According to new estimates released by the U.S. Bureau of Economic Analysis (BEA), personal income increased in 2,787 U.S. counties, decreased in 318, and remained the same in 8 in 2017. Personal income increased 4.5% in metropolitan areas, and only 3.2% in non-metro areas, ranging from 41.4% decrease in Slope County, North Dakota, to a 23.7% increase in Crosby County, Texas. Per capita personal income, which is found by dividing total personal income by population in a given area, is useful in comparing personal income levels across counties.
As defined by BEA, “personal income” is the income received by, or on behalf of, all persons from all sources. This includes traditional wage and salary income, income from home or business ownership, as well as income derived from financial assets, and government or business transfer receipts. Personal income also includes international income alongside income from domestic sources. These estimates were calculated based on midyear population estimates from the U.S. Census Bureau. Dollar estimates are reported in 2017 dollars and are not adjusted for inflation.
Ziebach County had the lowest per capita personal income in 2017, with $20,764. Turner, Hand, and Grant Counties saw the largest decreases in personal income between 2016 and 2017, with a 13.2% drop in Turner County, a 10.4% decrease in Hand County, and an 8.4% loss in Grant County.

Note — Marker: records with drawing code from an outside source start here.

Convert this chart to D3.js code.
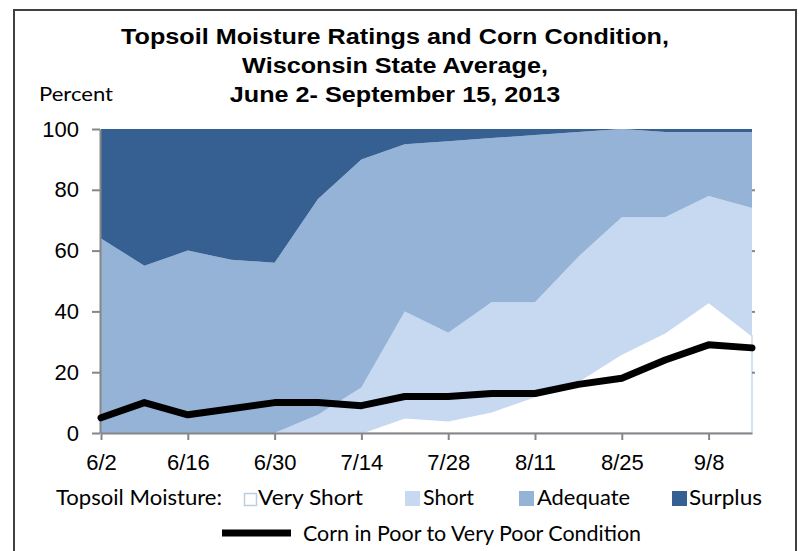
<!DOCTYPE html>
<html lang="en">

<head>
    <meta charset="UTF-8">
    <title>Topsoil Moisture and Corn Condition</title>
    <style>
        body { margin: 0; background: #fff; }
        svg { display: block; }
    </style>
</head>

<body>
    <script src="https://d3js.org/d3.v7.min.js"></script>
    <script>
        // data (percent)
        var dates = ["2013-06-02", "2013-06-09", "2013-06-16", "2013-06-23", "2013-06-30", "2013-07-07",
            "2013-07-14", "2013-07-21", "2013-07-28", "2013-08-04", "2013-08-11", "2013-08-18",
            "2013-08-25", "2013-09-01", "2013-09-08", "2013-09-15"];
        var veryShort = [0, 0, 0, 0, 0, 0, 0, 5, 4, 7, 12, 17, 26, 33, 43, 32];
        var short = [0, 0, 0, 0, 0, 6, 15, 35, 29, 36, 31, 41, 45, 38, 35, 42];
        var adequate = [64, 55, 60, 57, 56, 71, 75, 55, 63, 54, 55, 41, 29, 28, 21, 25];
        var surplus = [36, 45, 40, 43, 44, 23, 10, 5, 4, 3, 2, 1, 0, 1, 1, 1];
        var cornPoor = [5, 10, 6, 8, 10, 10, 9, 12, 12, 13, 13, 16, 18, 24, 29, 28];
        var yTicks = [0, 20, 40, 60, 80, 100];
        var seriesNames = ["Very Short", "Short", "Adequate", "Surplus"];
        var seriesColors = ["#ffffff", "#c6d9f1", "#95b3d7", "#376092"];

        var width = 799, height = 551;
        var svg = d3.select('body').append('svg').attr('width', width).attr('height', height);

        // outer chart border
        svg.append('rect')
            .attr('x', 14).attr('y', 10).attr('width', 782).attr('height', 580)
            .attr('fill', 'none').attr('stroke', '#404040').attr('stroke-width', 2);

        var parse = d3.timeParse('%Y-%m-%d');
        var rows = dates.map(function (d, i) {
            return { date: parse(d), "Very Short": veryShort[i], "Short": short[i], "Adequate": adequate[i], "Surplus": surplus[i], corn: cornPoor[i] };
        });

        var x = d3.scaleTime().domain(d3.extent(rows, function (d) { return d.date; })).range([101, 752]);
        var y = d3.scaleLinear().domain([0, 100]).range([433, 129]);

        // stacked areas
        var stack = d3.stack().keys(seriesNames);
        var layers = stack(rows);
        var area = d3.area()
            .x(function (d) { return x(d.data.date); })
            .y0(function (d) { return y(d[0]); })
            .y1(function (d) { return y(d[1]); });

        svg.append('g').selectAll('path').data(layers).enter().append('path')
            .attr('d', area)
            .attr('fill', function (d, i) { return seriesColors[i]; })
            .attr('stroke', function (d, i) { return i == 0 ? '#c6d9f1' : 'none'; })
            .attr('stroke-width', 1.5);

        // axes
        var gy = svg.append('g').attr('transform', 'translate(100,0)')
            .call(d3.axisLeft(y).tickValues(yTicks).tickSize(8).tickSizeOuter(0).tickPadding(13));
        var gy2 = svg.append('g').attr('transform', 'translate(752,0)')
            .call(d3.axisRight(y).tickValues([20, 40, 60, 80]).tickSize(3).tickFormat(''));
        gy2.select('.domain').remove();

        var xTickDates = rows.filter(function (d, i) { return i % 2 == 0; }).map(function (d) { return d.date; });
        var gx = svg.append('g').attr('transform', 'translate(0,433)')
            .call(d3.axisBottom(x).tickValues(xTickDates).tickFormat(d3.timeFormat('%-m/%-d'))
                .tickSize(7).tickSizeOuter(0).tickPadding(14));

        [gy, gy2, gx].forEach(function (g) {
            g.selectAll('.domain, line').attr('stroke', '#868686').attr('stroke-width', 2);
            g.selectAll('text').attr('font-family', 'Liberation Sans, Arial, sans-serif')
                .attr('font-size', 22).attr('fill', '#000');
        });

        // corn condition line
        var line = d3.line()
            .x(function (d) { return x(d.date); })
            .y(function (d) { return y(d.corn); });
        svg.append('path').datum(rows)
            .attr('d', line)
            .attr('fill', 'none').attr('stroke', '#000').attr('stroke-width', 7)
            .attr('stroke-linejoin', 'round').attr('stroke-linecap', 'round');

        // title (slightly widened, like the original)
        var titleLines = ["Topsoil Moisture Ratings and Corn Condition,", "Wisconsin State Average,", "June 2- September 15, 2013"];
        svg.append('g').attr('transform', 'translate(395,0) scale(1.12,1)')
            .selectAll('text').data(titleLines).enter().append('text')
            .attr('x', 0)
            .attr('y', function (d, i) { return 44 + i * 29; })
            .attr('text-anchor', 'middle')
            .attr('font-family', 'Liberation Sans, Arial, sans-serif')
            .attr('font-weight', 'bold').attr('font-size', 22.5)
            .text(function (d) { return d; });

        svg.append('text').attr('x', 39).attr('y', 101)
            .attr('textLength', 74).attr('lengthAdjust', 'spacingAndGlyphs')
            .attr('font-family', 'Lato, sans-serif').attr('font-size', 19)
            .text('Percent');

        // legend
        var legendFont = 'Lato, sans-serif';
        svg.append('text').attr('x', 56).attr('y', 505)
            .attr('textLength', 166).attr('lengthAdjust', 'spacingAndGlyphs')
            .attr('font-family', legendFont).attr('font-size', 21)
            .text('Topsoil Moisture:');

        var legendItems = [
            { box: 243, tx: 258, len: 105 },
            { box: 405, tx: 423, len: 51 },
            { box: 519, tx: 537, len: 93 },
            { box: 672, tx: 689, len: 73 }
        ];
        var leg = svg.append('g').selectAll('g').data(legendItems).enter().append('g');
        leg.append('rect')
            .attr('x', function (d, i) { return i == 0 ? d.box + 1.5 : d.box; })
            .attr('y', function (d, i) { return i == 0 ? 493.5 : 491; })
            .attr('width', function (d, i) { return i == 0 ? 12 : 15; })
            .attr('height', function (d, i) { return i == 0 ? 12 : 15; })
            .attr('fill', function (d, i) { return seriesColors[i]; })
            .attr('stroke', function (d, i) { return i == 0 ? '#b9cde5' : 'none'; })
            .attr('stroke-width', 1.5);
        leg.append('text')
            .attr('x', function (d) { return d.tx; }).attr('y', 505)
            .attr('textLength', function (d) { return d.len; }).attr('lengthAdjust', 'spacingAndGlyphs')
            .attr('font-family', legendFont).attr('font-size', 21)
            .text(function (d, i) { return seriesNames[i]; });

        svg.append('line').attr('x1', 222).attr('x2', 291).attr('y1', 533).attr('y2', 533)
            .attr('stroke', '#000').attr('stroke-width', 7);
        svg.append('text').attr('x', 303).attr('y', 541)
            .attr('textLength', 338).attr('lengthAdjust', 'spacingAndGlyphs')
            .attr('font-family', legendFont).attr('font-size', 21)
            .text('Corn in Poor to Very Poor Condition');
    </script>
</body>

</html>
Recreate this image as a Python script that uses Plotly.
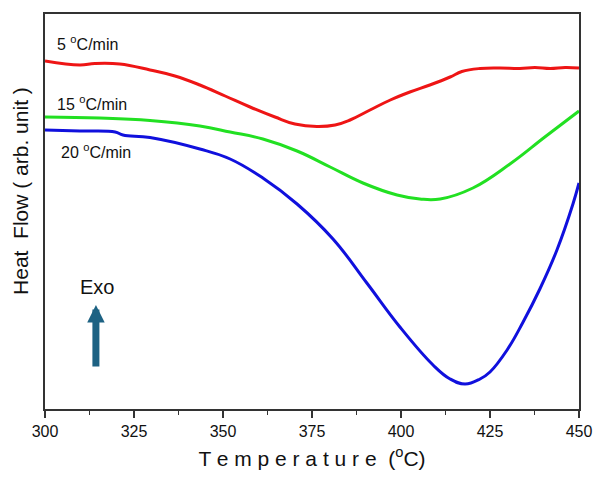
import plotly.graph_objects as go

# DSC heat-flow curves (arbitrary units) at three heating rates
temp_5 = [300, 309.8, 314, 321, 329.5, 336.5, 343.5, 350.6, 357.6, 364.6, 370.2, 376.4,
          381.5, 385.7, 391.3, 397, 402.5, 408.1, 413.8, 417.1, 422.2, 427.8, 433.4,
          437.6, 441.9, 446.1, 450]
flow_5 = [348, 344, 345.5, 345, 339, 333, 324, 313, 302, 292, 285, 282.5,
          284, 289, 299, 309, 317, 324, 332, 337.5, 340.5, 341, 340.5,
          341.5, 340.5, 341.5, 341]

temp_15 = [300, 315.4, 329.5, 343.5, 352, 361.2, 370.8, 380.1, 389.3, 398.9, 405.3,
           411, 420.2, 430.6, 440.4, 450]
flow_15 = [292, 291, 288.5, 283, 277, 270, 258, 242, 226, 214, 210,
           210, 221, 245, 272, 298]

temp_20 = [300, 309.8, 319.7, 321.9, 329.5, 343.5, 352, 361.2, 370.8, 380.9,
           390.4, 399.7, 409, 413.8, 418, 422.2, 425, 429.8, 434.3, 439, 443.8, 448.3, 450]
flow_20 = [279, 278, 277, 274, 271.5, 260, 250, 231, 205, 170,
           126, 82, 44, 30, 25, 30, 37, 59, 87, 120, 159, 205, 226]

x_ticks = [300, 325, 350, 375, 400, 425, 450]

font_family = "Liberation Sans, Arial, sans-serif"

fig = go.Figure()
for t, f, c in [(temp_5, flow_5, "#ee1515"),
                (temp_15, flow_15, "#22e022"),
                (temp_20, flow_20, "#1010dd")]:
    fig.add_trace(go.Scatter(x=t, y=f, mode="lines",
                             line=dict(color=c, width=3, shape="spline", smoothing=1.2),
                             showlegend=False, hoverinfo="skip"))

labels = [(302.8, 366, "5 <sup>o</sup>C/min"),
          (302.8, 306, "15 <sup>o</sup>C/min"),
          (303.9, 258, "20 <sup>o</sup>C/min")]
for x, y, txt in labels:
    fig.add_annotation(x=x, y=y, text=txt, showarrow=False, xanchor="left",
                       yanchor="middle", font=dict(size=16, color="#111111",
                                                   family=font_family))

# Exo direction marker
fig.add_annotation(x=314.3, y=104, ax=314.3, ay=41, axref="x", ayref="y",
                   xref="x", yref="y", text="", showarrow=True,
                   arrowhead=2, arrowsize=0.5, arrowwidth=7, arrowcolor="#1d6283")
fig.add_annotation(x=314.6, y=122, text="Exo", showarrow=False,
                   font=dict(size=20, color="#111111", family=font_family))

# Vertical axis title
fig.add_annotation(xref="paper", yref="paper", x=-0.045, y=0.552,
                   text="Heat  Flow ( arb. unit )", textangle=-90, showarrow=False,
                   xanchor="center", yanchor="middle",
                   font=dict(size=21, color="#111111", family=font_family))

fig.update_layout(
    width=595, height=478,
    margin=dict(l=45, r=16, t=14, b=69),
    plot_bgcolor="white", paper_bgcolor="white",
    font=dict(family=font_family, color="#111111"),
    xaxis=dict(range=[300, 450], tickvals=x_ticks, ticks="outside", ticklen=7,
               tickwidth=1.5, tickcolor="#333333", automargin=False,
               showline=True, linecolor="#333333", linewidth=1.5, mirror=True,
               showgrid=False, zeroline=False,
               tickfont=dict(size=16, color="#111111"),
               minor=dict(ticks="outside", ticklen=4, dtick=12.5, tick0=300,
                          tickcolor="#333333", tickwidth=1.2, showgrid=False),
               title=dict(text="T e m p e r a t u r e  (<sup>o</sup>C)",
                          font=dict(size=21, color="#111111"), standoff=12)),
    yaxis=dict(range=[0, 395], showticklabels=False, ticks="", automargin=False,
               showline=True, linecolor="#333333", linewidth=1.5, mirror=True,
               showgrid=False, zeroline=False),
)

fig.write_html("out.html")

Neighboring North Dakota had a per capita personal income of 52,269 in 2017, which was down 0.7% from 2016. Other neighbors saw growth in per capita personal income, like Wyoming, which saw a 3.4% increase from 2016 to 2017 and a 2017 per capita personal income of $57,346, or Minnesota, which saw a 3.1% increase and a per capita personal income of $54,359 during the same time period.